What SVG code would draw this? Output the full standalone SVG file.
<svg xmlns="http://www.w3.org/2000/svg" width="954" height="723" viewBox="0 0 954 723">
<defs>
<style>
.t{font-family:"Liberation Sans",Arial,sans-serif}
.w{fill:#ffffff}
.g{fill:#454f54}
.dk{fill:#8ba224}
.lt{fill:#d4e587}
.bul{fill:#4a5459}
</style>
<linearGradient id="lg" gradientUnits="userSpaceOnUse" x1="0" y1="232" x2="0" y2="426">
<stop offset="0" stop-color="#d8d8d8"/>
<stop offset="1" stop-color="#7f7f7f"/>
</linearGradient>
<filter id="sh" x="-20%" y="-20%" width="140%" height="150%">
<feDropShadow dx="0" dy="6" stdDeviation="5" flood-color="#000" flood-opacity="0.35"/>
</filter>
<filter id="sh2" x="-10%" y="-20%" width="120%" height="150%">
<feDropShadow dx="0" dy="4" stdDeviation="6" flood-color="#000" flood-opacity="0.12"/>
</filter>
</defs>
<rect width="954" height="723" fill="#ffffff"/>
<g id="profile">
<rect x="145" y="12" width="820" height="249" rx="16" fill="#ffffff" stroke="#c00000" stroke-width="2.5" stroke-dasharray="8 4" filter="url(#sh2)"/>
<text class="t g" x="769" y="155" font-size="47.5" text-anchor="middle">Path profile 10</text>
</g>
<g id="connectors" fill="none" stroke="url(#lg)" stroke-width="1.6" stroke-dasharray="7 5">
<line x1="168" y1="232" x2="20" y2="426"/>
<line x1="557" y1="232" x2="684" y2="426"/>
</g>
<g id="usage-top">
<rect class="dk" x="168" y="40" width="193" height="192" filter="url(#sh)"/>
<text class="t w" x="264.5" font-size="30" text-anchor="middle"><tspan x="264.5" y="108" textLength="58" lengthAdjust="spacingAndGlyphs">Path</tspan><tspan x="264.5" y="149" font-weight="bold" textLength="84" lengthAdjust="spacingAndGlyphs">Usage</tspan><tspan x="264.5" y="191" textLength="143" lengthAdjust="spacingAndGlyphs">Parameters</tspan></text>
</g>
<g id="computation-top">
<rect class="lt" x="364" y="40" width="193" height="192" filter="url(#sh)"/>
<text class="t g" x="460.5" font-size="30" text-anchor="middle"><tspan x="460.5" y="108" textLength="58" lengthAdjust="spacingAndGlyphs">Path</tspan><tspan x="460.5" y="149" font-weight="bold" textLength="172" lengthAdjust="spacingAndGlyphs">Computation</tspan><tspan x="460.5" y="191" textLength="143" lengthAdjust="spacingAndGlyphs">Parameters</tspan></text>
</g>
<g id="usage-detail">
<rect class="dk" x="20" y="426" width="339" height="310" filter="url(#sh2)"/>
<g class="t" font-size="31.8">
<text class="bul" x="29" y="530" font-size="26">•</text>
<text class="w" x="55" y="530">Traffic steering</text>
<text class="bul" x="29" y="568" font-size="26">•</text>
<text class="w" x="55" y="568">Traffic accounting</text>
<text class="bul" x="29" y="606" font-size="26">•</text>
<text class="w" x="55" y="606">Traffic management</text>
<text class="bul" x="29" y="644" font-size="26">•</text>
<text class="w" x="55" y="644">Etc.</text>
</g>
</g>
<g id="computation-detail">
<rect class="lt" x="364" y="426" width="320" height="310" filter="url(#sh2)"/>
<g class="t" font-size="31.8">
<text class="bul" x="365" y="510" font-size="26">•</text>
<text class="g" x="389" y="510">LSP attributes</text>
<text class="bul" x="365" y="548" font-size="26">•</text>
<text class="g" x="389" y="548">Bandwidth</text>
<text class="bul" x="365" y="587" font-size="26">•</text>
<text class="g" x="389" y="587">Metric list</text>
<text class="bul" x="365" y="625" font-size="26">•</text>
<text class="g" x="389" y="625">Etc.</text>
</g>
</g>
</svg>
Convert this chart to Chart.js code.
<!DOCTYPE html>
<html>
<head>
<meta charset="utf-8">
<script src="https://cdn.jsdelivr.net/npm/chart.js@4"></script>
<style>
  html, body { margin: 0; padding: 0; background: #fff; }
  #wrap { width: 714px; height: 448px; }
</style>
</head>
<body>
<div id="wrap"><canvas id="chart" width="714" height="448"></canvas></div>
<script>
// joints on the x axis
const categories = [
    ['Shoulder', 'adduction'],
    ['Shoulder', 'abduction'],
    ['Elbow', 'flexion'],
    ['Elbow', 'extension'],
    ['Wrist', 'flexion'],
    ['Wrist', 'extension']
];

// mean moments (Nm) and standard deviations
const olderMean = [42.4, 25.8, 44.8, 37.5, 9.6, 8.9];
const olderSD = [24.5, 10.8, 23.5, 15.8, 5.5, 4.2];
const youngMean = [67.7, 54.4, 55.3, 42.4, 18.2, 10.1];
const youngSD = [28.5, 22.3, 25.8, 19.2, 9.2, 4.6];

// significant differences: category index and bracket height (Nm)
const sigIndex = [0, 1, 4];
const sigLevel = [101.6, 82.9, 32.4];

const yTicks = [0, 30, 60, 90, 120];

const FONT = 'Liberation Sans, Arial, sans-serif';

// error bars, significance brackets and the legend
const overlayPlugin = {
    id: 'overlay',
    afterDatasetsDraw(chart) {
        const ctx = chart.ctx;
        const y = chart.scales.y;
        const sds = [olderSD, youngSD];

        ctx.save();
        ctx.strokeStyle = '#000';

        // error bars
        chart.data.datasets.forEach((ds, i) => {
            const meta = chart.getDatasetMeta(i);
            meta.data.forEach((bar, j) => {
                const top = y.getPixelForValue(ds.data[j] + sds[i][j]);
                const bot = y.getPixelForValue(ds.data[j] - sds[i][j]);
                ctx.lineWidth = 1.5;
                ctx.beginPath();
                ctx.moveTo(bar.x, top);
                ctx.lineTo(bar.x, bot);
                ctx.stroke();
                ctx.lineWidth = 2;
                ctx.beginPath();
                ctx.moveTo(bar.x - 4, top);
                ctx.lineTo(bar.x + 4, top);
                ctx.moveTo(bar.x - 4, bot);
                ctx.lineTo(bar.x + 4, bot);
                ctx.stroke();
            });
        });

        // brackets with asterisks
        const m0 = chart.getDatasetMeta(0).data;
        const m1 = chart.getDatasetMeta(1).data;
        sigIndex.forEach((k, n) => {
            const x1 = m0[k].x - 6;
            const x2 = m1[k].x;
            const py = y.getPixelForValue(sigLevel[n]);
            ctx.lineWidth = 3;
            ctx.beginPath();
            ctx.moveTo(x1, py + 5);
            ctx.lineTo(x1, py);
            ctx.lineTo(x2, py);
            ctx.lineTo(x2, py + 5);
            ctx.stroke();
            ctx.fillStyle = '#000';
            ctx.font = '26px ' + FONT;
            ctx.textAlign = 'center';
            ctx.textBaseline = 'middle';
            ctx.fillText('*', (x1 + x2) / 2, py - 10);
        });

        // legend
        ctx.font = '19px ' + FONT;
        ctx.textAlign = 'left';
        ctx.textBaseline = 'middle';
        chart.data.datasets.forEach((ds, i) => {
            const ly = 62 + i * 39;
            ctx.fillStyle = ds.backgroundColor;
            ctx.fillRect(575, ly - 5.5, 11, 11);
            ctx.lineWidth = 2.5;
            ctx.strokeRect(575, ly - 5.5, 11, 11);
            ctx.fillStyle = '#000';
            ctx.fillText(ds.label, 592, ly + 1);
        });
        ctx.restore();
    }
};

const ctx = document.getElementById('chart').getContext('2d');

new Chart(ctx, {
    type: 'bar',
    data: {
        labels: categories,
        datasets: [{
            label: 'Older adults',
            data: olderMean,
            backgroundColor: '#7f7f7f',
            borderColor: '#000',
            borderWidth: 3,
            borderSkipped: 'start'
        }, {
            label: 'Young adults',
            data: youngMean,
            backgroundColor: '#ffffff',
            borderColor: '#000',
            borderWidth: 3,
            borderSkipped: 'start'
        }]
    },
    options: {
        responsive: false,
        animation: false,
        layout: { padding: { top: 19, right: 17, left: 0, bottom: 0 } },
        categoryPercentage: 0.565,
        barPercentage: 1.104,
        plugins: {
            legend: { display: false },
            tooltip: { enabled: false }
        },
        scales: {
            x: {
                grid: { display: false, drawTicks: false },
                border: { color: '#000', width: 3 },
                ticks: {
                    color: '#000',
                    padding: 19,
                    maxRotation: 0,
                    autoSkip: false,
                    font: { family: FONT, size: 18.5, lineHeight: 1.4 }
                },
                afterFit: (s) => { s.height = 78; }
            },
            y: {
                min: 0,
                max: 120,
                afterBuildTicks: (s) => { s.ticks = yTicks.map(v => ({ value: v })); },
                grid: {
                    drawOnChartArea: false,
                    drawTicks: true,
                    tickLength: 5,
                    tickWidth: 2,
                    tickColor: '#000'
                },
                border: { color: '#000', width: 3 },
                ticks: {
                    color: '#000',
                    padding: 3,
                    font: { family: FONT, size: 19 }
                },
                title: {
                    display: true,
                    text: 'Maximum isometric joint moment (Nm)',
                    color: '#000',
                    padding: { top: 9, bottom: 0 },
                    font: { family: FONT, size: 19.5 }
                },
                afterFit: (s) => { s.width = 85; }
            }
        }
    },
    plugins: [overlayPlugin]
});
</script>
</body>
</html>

+--

**Exercise requirements**
Each line in the entries above that includes the string "this" should be extracted.

**Output of the task**
What SVG code would draw this? Output the full standalone SVG file.
Convert this chart to Chart.js code.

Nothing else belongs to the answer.